- _Raw data_
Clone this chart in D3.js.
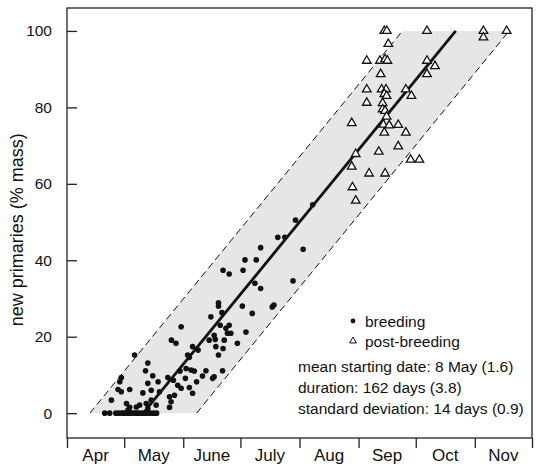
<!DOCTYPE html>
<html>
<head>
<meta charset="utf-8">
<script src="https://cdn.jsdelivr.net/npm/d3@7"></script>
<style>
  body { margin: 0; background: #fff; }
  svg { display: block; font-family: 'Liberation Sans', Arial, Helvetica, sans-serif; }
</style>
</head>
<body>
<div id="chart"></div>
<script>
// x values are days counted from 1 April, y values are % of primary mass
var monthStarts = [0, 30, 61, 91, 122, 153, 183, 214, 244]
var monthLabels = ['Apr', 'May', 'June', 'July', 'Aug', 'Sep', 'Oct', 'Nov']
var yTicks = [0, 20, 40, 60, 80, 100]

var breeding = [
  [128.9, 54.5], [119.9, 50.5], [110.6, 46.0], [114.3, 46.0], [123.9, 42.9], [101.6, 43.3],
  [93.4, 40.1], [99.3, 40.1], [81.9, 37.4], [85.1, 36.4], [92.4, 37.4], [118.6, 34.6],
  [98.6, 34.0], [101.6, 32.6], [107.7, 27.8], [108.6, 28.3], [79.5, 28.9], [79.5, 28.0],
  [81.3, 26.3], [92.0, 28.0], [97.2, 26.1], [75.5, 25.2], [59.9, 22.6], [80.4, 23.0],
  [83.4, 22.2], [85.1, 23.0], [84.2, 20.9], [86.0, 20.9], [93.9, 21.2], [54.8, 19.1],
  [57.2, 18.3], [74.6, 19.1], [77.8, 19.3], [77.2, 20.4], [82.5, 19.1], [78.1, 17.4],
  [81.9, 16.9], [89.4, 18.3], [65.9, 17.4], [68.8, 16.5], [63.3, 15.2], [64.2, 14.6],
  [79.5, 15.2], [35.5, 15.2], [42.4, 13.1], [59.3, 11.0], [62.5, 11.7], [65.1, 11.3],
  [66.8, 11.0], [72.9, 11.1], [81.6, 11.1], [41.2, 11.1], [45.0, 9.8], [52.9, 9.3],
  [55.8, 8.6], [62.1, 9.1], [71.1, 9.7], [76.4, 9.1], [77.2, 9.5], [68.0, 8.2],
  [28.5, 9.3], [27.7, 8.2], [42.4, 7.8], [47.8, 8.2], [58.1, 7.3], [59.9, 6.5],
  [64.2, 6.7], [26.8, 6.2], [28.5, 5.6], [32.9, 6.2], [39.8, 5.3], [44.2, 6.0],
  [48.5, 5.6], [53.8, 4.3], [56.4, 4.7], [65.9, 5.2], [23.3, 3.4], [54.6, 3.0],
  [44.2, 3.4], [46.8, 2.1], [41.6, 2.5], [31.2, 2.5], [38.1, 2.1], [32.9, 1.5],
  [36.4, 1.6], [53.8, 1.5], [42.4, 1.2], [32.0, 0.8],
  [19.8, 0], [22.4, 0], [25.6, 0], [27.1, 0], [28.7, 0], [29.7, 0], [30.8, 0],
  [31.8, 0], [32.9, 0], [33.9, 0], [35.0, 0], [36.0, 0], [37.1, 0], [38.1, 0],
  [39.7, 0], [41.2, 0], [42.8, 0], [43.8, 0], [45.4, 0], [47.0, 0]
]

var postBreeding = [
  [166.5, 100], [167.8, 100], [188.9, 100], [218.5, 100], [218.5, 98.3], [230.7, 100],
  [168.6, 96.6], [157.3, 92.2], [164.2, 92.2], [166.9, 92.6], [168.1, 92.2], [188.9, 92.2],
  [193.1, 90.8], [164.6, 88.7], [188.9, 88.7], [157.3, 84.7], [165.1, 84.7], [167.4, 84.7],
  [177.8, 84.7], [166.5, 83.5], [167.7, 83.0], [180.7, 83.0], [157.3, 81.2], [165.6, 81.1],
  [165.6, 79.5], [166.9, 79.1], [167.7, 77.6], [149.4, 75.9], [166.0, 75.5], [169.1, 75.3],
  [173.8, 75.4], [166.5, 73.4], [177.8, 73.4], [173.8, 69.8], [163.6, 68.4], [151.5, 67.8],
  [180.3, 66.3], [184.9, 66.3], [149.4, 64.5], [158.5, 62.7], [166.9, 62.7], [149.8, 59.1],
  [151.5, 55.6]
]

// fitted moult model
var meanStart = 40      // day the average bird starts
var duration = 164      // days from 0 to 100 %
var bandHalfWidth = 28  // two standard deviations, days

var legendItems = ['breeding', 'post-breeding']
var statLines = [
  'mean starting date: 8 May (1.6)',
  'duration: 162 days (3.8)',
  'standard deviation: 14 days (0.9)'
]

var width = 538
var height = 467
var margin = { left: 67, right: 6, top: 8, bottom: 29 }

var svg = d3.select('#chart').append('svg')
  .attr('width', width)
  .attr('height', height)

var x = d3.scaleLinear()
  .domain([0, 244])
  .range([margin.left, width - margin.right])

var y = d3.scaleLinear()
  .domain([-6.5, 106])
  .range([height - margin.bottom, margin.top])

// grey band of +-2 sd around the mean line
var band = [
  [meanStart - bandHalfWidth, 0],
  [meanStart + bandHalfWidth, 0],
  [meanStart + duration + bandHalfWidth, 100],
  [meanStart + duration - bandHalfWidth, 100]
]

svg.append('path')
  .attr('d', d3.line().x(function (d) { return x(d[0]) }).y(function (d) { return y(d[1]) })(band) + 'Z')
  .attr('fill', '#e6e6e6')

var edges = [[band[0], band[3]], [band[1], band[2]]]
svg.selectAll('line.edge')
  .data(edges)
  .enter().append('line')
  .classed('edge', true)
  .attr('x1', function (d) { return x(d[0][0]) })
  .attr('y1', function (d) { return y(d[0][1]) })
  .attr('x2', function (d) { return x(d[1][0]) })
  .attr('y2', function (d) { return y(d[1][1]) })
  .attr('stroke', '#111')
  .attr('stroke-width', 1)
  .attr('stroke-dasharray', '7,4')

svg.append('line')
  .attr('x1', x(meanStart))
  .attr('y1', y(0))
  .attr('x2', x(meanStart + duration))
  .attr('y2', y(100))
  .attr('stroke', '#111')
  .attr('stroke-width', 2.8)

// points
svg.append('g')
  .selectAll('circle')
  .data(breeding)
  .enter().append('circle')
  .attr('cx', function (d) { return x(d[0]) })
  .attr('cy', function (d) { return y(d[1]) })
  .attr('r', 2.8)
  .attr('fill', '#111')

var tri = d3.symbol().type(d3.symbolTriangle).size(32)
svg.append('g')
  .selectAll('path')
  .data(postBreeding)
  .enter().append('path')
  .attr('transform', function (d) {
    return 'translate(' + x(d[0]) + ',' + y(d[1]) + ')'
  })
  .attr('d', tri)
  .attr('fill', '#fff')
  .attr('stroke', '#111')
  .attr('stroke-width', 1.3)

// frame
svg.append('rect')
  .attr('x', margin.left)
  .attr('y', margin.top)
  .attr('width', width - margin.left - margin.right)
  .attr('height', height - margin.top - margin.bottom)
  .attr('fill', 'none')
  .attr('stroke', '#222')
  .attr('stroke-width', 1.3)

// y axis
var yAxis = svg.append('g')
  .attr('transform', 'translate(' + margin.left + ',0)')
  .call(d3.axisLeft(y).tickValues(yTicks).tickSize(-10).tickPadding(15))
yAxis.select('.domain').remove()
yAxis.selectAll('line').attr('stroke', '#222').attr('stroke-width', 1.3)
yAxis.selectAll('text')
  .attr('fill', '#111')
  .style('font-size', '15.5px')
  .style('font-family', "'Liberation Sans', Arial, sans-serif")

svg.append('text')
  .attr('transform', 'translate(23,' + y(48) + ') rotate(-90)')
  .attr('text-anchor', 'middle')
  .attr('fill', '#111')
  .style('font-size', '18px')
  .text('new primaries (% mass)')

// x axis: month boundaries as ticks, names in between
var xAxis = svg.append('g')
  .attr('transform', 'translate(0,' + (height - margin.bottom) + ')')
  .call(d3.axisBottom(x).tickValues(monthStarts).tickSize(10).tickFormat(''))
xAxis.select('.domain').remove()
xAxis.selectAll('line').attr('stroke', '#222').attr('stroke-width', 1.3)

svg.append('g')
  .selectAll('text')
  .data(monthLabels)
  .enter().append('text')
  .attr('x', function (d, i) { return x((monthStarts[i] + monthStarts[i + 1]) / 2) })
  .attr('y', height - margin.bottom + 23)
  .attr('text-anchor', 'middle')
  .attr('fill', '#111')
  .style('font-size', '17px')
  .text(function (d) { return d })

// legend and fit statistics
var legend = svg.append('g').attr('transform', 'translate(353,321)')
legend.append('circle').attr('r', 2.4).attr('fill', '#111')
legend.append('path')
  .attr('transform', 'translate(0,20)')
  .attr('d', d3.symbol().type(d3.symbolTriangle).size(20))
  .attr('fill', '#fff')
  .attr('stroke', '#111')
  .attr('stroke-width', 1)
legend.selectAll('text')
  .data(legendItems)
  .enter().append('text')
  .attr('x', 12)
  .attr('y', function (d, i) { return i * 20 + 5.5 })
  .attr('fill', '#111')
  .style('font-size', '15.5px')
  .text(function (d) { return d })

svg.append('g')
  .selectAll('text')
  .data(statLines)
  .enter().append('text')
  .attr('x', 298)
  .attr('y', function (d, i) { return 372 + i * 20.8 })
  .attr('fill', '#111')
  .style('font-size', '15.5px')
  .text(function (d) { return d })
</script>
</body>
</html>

- _Stated exercise_
Leave the pictures out and reproduce exactly the lines from the top of the listing above through the line with "var yTicks = [0, 20, 40, 60, 80, 100]".

- _Solution below_
Clone this chart in D3.js.
<!DOCTYPE html>
<html>
<head>
<meta charset="utf-8">
<script src="https://cdn.jsdelivr.net/npm/d3@7"></script>
<style>
  body { margin: 0; background: #fff; }
  svg { display: block; font-family: 'Liberation Sans', Arial, Helvetica, sans-serif; }
</style>
</head>
<body>
<div id="chart"></div>
<script>
// x values are days counted from 1 April, y values are % of primary mass
var monthStarts = [0, 30, 61, 91, 122, 153, 183, 214, 244]
var monthLabels = ['Apr', 'May', 'June', 'July', 'Aug', 'Sep', 'Oct', 'Nov']
var yTicks = [0, 20, 40, 60, 80, 100]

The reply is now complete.